1744 · Edinburgh
by Sallust
Edinburgh: William Ged, 1744. [Ged, William (1690-1749), printer.] Sallust [Gaius Sallustius Crispus] (86-35 BCE). Belli catilinarii et jugurthini historiae. [2], 150pp. Edinburgh: William Ged, 1744. 129 x 176 mm. Mottled calf gilt ca. 1744, light wear, three areas of insect damage on the front cover. Small marginal tear in leaf C7, light toning, but very good. Early ownership inscription on the front flyleaf. Second printing, with cancel title dated 1744, but printed from the same stereotype plates as the first edition of 1739. Ged's pocket edition of Sallust's histories was the first book to announce in print that it had been executed by this new method, as can be seen in the book's imprint: "Edinburghi: Gulielmus Ged, Aurifaber Edinensis, non Typis mobilis, ut vulgo fieri solet, sed Tabellis seu Laminis fusis, excudebat" [Edinburgh: Printed by William Ged, Goldsmith of Edinburgh, not from movable type, as is commonly done, but from cast plates]. Stereotype printing is a method of printing that uses solid metal plates cast from molds made from the surface of already-set type, thus eliminating the need to reset type for future editions (a laborious and costly process) or to "lock up" expensive type in printing formes for months at a time. "Between Gutenberg's invention of printing with movable metal types and the arrival in our own time of ‘filmsetting' (photo-electric composition without the use of any types at all) . . . there has been only one really radical innovation: stereotype" (Carter, p. 161). Stereotype printing was probably invented in Germany at the turn of the eighteenth century. Ged, a Scottish goldsmith turned printer, is thought to have begun experimenting with stereotype printing plates circa 1725; around 1729 he moved to London, where he and his partners were granted a license by Cambridge University to print Bibles and prayer books using his new method.

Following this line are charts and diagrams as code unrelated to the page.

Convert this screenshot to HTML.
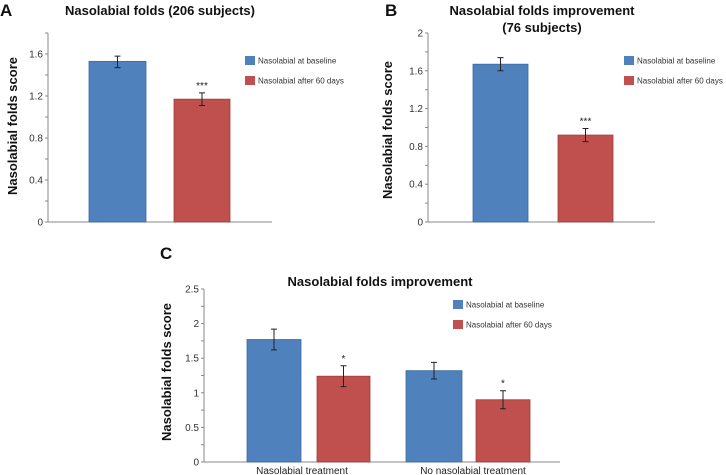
<!DOCTYPE html>
<html><head><meta charset="utf-8"><style>
body{margin:0;background:#fff}
svg{display:block;font-family:"Liberation Sans",Arial,sans-serif}
</style></head><body>
<svg id="s" width="726" height="475" viewBox="0 0 726 475"></svg>
<script>
const catsA=["Nasolabial at baseline","Nasolabial after 60 days"];
const valsA=[1.53,1.17];
const errLoA=[1.47,1.11];
const errHiA=[1.58,1.23];
const ticksA=[0,0.4,0.8,1.2,1.6];
const valsB=[1.67,0.92];
const errLoB=[1.60,0.85];
const errHiB=[1.74,0.99];
const ticksB=[0,0.4,0.8,1.2,1.6,2];
const catsC=["Nasolabial treatment","No nasolabial treatment"];
const baseC=[1.77,1.32];
const afterC=[1.24,0.90];
const baseLoC=[1.62,1.20],baseHiC=[1.92,1.44];
const afterLoC=[1.09,0.77],afterHiC=[1.39,1.03];
const ticksC=[0,0.5,1,1.5,2,2.5];
const tickLabelsC=["0","0.5","1","1.5","2","2.5"];

const NS="http://www.w3.org/2000/svg";
const svg=document.getElementById('s');
function el(t,a,txt){const e=document.createElementNS(NS,t);for(const k in a)e.setAttribute(k,a[k]);if(txt!=null)e.textContent=txt;svg.appendChild(e);return e;}
const BLUE="#4f81bd",RED="#c0504d";

function chart(o){
  const y=v=>o.y0-(v-0)/o.max*(o.y0-o.yTop);
  let e=el('line',{x1:o.ax,y1:o.yTop,x2:o.ax,y2:o.y0,stroke:'#888','stroke-width':1});
  
  e=el('line',{x1:o.ax,y1:o.y0,x2:o.axEnd,y2:o.y0,stroke:'#888','stroke-width':1});
  
  const step=(o.ticks[1]-o.ticks[0])/2;
  for(let v=0;v<=o.max+1e-9;v+=step){
    e=el('line',{x1:o.ax-3,y1:y(v),x2:o.ax,y2:y(v),stroke:'#888'});
    
  }
  o.ticks.forEach((t,i)=>{
    e=el('text',{x:o.ax-5,y:y(t)+3.5,'text-anchor':'end','font-size':10,fill:'#333'},o.labels?o.labels[i]:String(t));
    
  });
  o.bars.forEach(b=>{
    e=el('rect',{x:b.x,y:y(b.v),width:b.w,height:o.y0-y(b.v),fill:b.c,stroke:b.c=='#4f81bd'?'#3d6a9e':'#9e3e3b','stroke-width':0.8});
    
    const cx=b.x+b.w/2;
    e=el('path',{d:`M${cx-3},${y(b.hi)}H${cx+3}M${cx},${y(b.hi)}V${y(b.lo)}M${cx-3},${y(b.lo)}H${cx+3}`,stroke:'#222',fill:'none','stroke-width':1});
    
    if(b.star){e=el('text',{x:cx,y:y(b.hi)-4,'text-anchor':'middle','font-size':10,fill:'#222'},b.star);
      }
  });
  [[BLUE,catsA[0],o.lgY],[RED,catsA[1],o.lgY+20]].forEach(([c,t,ly])=>{
    e=el('rect',{x:o.lgX,y:ly-4,width:10,height:9,fill:c});
    
    e=el('text',{x:o.lgX+13,y:ly+3.5,'font-size':8,fill:'#333'},t);
    
  });
  e=el('text',{transform:`translate(${o.ytX},${o.ytY}) rotate(-90)`,'text-anchor':'middle','font-size':13,'font-weight':'bold',fill:'#111'},'Nasolabial folds score');
  
  o.title.forEach((t,i)=>{e=el('text',{x:o.tX,y:o.tY+i*17,'text-anchor':'middle','font-size':13,'font-weight':'bold',fill:'#111'},t);
    });
  e=el('text',{x:o.pX,y:o.pY,'font-size':17,'font-weight':'bold',fill:'#111'},o.panel);
  
  return y;
}
chart({id:'a',ax:48,axEnd:272,y0:222,yTop:33,max:1.8,ticks:ticksA,
  bars:[{x:89,w:57,v:valsA[0],lo:errLoA[0],hi:errHiA[0],c:BLUE},{x:174,w:56,v:valsA[1],lo:errLoA[1],hi:errHiA[1],c:RED,star:'***'}],
  lgX:245,lgY:60,ytX:17,ytY:126,tX:160,tY:15,title:['Nasolabial folds (206 subjects)'],pX:0,pY:16,panel:'A'});
chart({id:'b',ax:428,axEnd:655,y0:222,yTop:33,max:2,ticks:ticksB,
  bars:[{x:473,w:55,v:valsB[0],lo:errLoB[0],hi:errHiB[0],c:BLUE},{x:558,w:55,v:valsB[1],lo:errLoB[1],hi:errHiB[1],c:RED,star:'***'}],
  lgX:624,lgY:60,ytX:392,ytY:130,tX:542,tY:15,title:['Nasolabial folds improvement','(76 subjects)'],pX:385,pY:16,panel:'B'});
chart({id:'c',ax:204,axEnd:560,y0:462,yTop:289,max:2.5,ticks:ticksC,labels:tickLabelsC,
  bars:[{x:247,w:54,v:baseC[0],lo:baseLoC[0],hi:baseHiC[0],c:BLUE},{x:317,w:53,v:afterC[0],lo:afterLoC[0],hi:afterHiC[0],c:RED,star:'*'},
        {x:406,w:56,v:baseC[1],lo:baseLoC[1],hi:baseHiC[1],c:BLUE},{x:476,w:54,v:afterC[1],lo:afterLoC[1],hi:afterHiC[1],c:RED,star:'*'}],
  lgX:453,lgY:304,ytX:171,ytY:372,tX:380,tY:286,title:['Nasolabial folds improvement'],pX:160,pY:259,panel:'C'});
[[302,catsC[0]],[473,catsC[1]]].forEach(([x,t])=>{
  const e=el('text',{x:x,y:474,'text-anchor':'middle','font-size':10,fill:'#222'},t);
  
  
});
</script>
</body></html>
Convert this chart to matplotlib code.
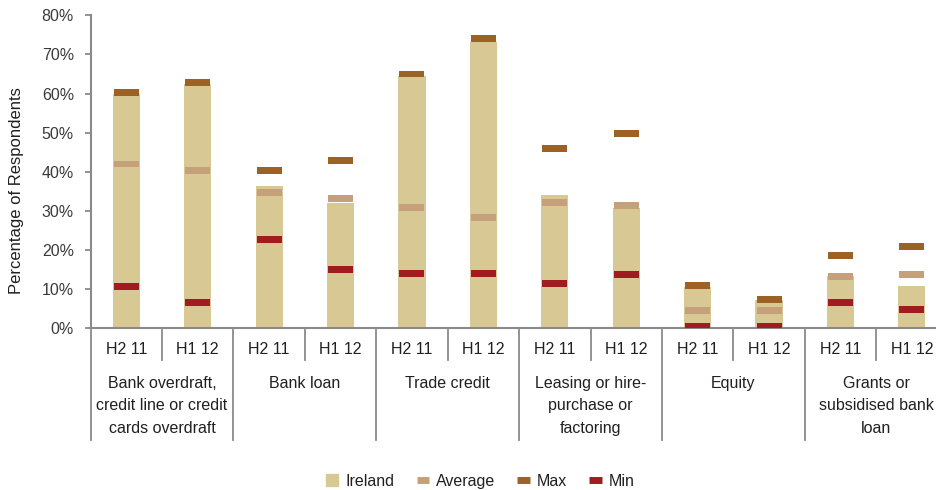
import matplotlib.pyplot as plt
from matplotlib.lines import Line2D
import numpy as np

plt.rcParams['font.family'] = ['Liberation Sans', 'DejaVu Sans']

groups = ["Bank overdraft,\ncredit line or credit\ncards overdraft", "Bank loan", "Trade credit",
          "Leasing or hire-\npurchase or\nfactoring", "Equity", "Grants or\nsubsidised bank\nloan"]
periods = ["H2 11", "H1 12"]

ireland = [59.8, 62.4, 36.4, 32.0, 64.6, 73.3, 34.1, 30.7, 10.6, 7.3, 13.4, 10.8]
average = [42.0, 40.4, 34.7, 33.2, 30.9, 28.4, 32.2, 31.4, 4.6, 4.6, 13.3, 13.8]
maximum = [60.2, 62.8, 40.4, 42.9, 65.0, 74.0, 46.0, 49.8, 11.0, 7.4, 18.7, 21.0]
minimum = [10.8, 6.7, 22.8, 15.1, 14.1, 14.1, 11.5, 13.8, 0.6, 0.6, 6.7, 4.9]

c_ire = '#D8C893'
c_avg = '#C6A07B'
c_max = '#9C6125'
c_min = '#A11C21'
grey = '#8A8A8C'
txt = '#231F20'

fig = plt.figure(figsize=(9.36, 4.9), dpi=100)
ax = fig.add_axes([0.0968, 0.3296, 0.9156, 0.6392])

x = np.arange(len(ireland))
ax.bar(x, ireland, width=0.38, color=c_ire, zorder=2)

# short thick dashes for the comparison values
mh = 1.7
for vals, col in [(average, c_avg), (maximum, c_max), (minimum, c_min)]:
    v = np.array(vals)
    ax.bar(x, mh, bottom=v - mh / 2, width=0.35, color=col, zorder=3)

ax.set_xlim(-0.5, len(ireland) - 0.5)
ax.set_ylim(0, 80)
ax.set_yticks(np.arange(0, 81, 10))
ax.set_yticklabels([f"{t}%" for t in range(0, 81, 10)])
ax.tick_params(axis='y', direction='out', length=4, width=1.3, color=grey,
               labelsize=11.5, labelcolor='#3A3A3A', pad=8)
ax.set_xticks([])

for s in ['top', 'right']:
    ax.spines[s].set_visible(False)
for s in ['left', 'bottom']:
    ax.spines[s].set_color(grey)
    ax.spines[s].set_linewidth(1.5)

tr = ax.get_xaxis_transform()
for i in range(len(ireland)):
    ax.text(i, -0.068, periods[i % 2], transform=tr, ha='center', va='center',
            fontsize=11.5, color=txt)
for g, name in enumerate(groups):
    ax.text(2 * g + 0.5, -0.152, name, transform=tr, ha='center', va='top',
            fontsize=11.5, color=txt, linespacing=1.6)
    # separators of the category table
    ax.plot([2 * g - 0.5, 2 * g - 0.5], [-0.005, -0.356], transform=tr, color=grey,
            lw=1.3, clip_on=False)
    ax.plot([2 * g + 0.5, 2 * g + 0.5], [-0.005, -0.101], transform=tr, color=grey,
            lw=1.3, clip_on=False)
ax.plot([11.5, 11.5], [-0.005, -0.356], transform=tr, color=grey, lw=1.3, clip_on=False)

fig.text(17 / 936, 0.612, "Percentage of Respondents", rotation=90, ha='center',
         va='center', fontsize=12, color=txt)

handles = [
    Line2D([], [], ls='', marker='s', markersize=9, color=c_ire),
    Line2D([], [], lw=5, color=c_avg, solid_capstyle='butt'),
    Line2D([], [], lw=5, color=c_max, solid_capstyle='butt'),
    Line2D([], [], lw=5, color=c_min, solid_capstyle='butt'),
]
fig.legend(handles, ["Ireland", "Average", "Max", "Min"], loc='center',
           bbox_to_anchor=(0.513, 1 - 481 / 490), ncol=4, frameon=False,
           handlelength=0.8, handletextpad=0.4, columnspacing=1.4, fontsize=11.5,
           labelcolor=txt)

fig.savefig("out.png", dpi=100)
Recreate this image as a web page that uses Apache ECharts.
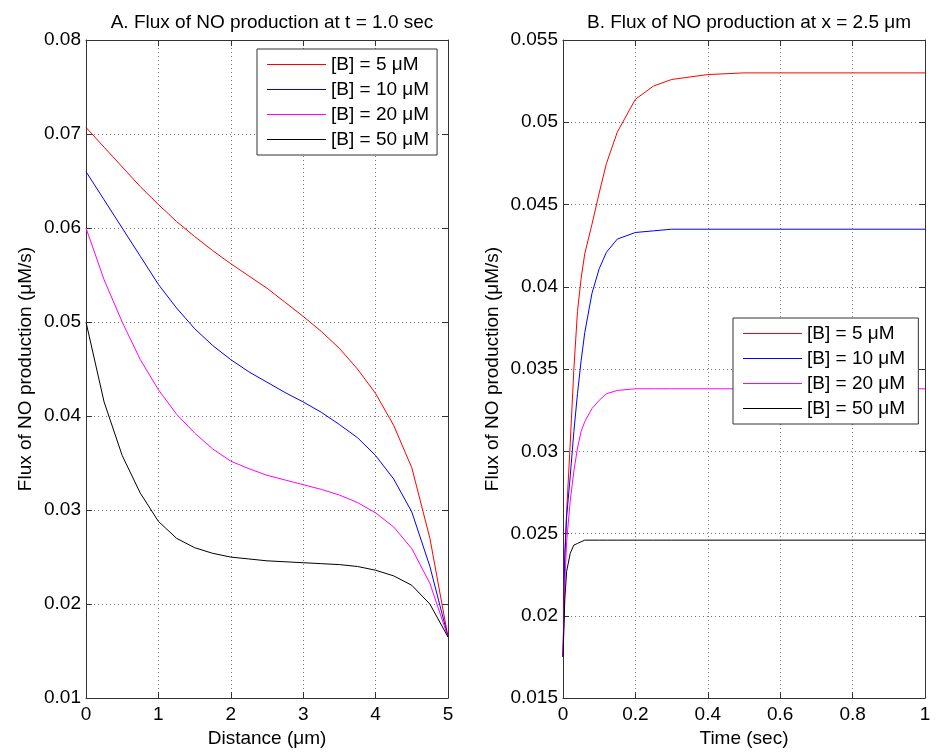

The venture did not prosper and Ged returned to Scotland, where in 1736 he published a proposal to issue his edition of Sallust, to be printed "from the most beautiful small types done by plates." Ged's stereotype method failed to catch on with other printers, lapsing into obscurity after his death; the process was reinvented by Foulis and Tilloch in the 1780s and perfected by the Earl of Stanhope in the early years of the 19th century. John Carter, "William Ged and the invention of stereotype," The Library, 5th series, 15 (1960): 161-192. . $1250.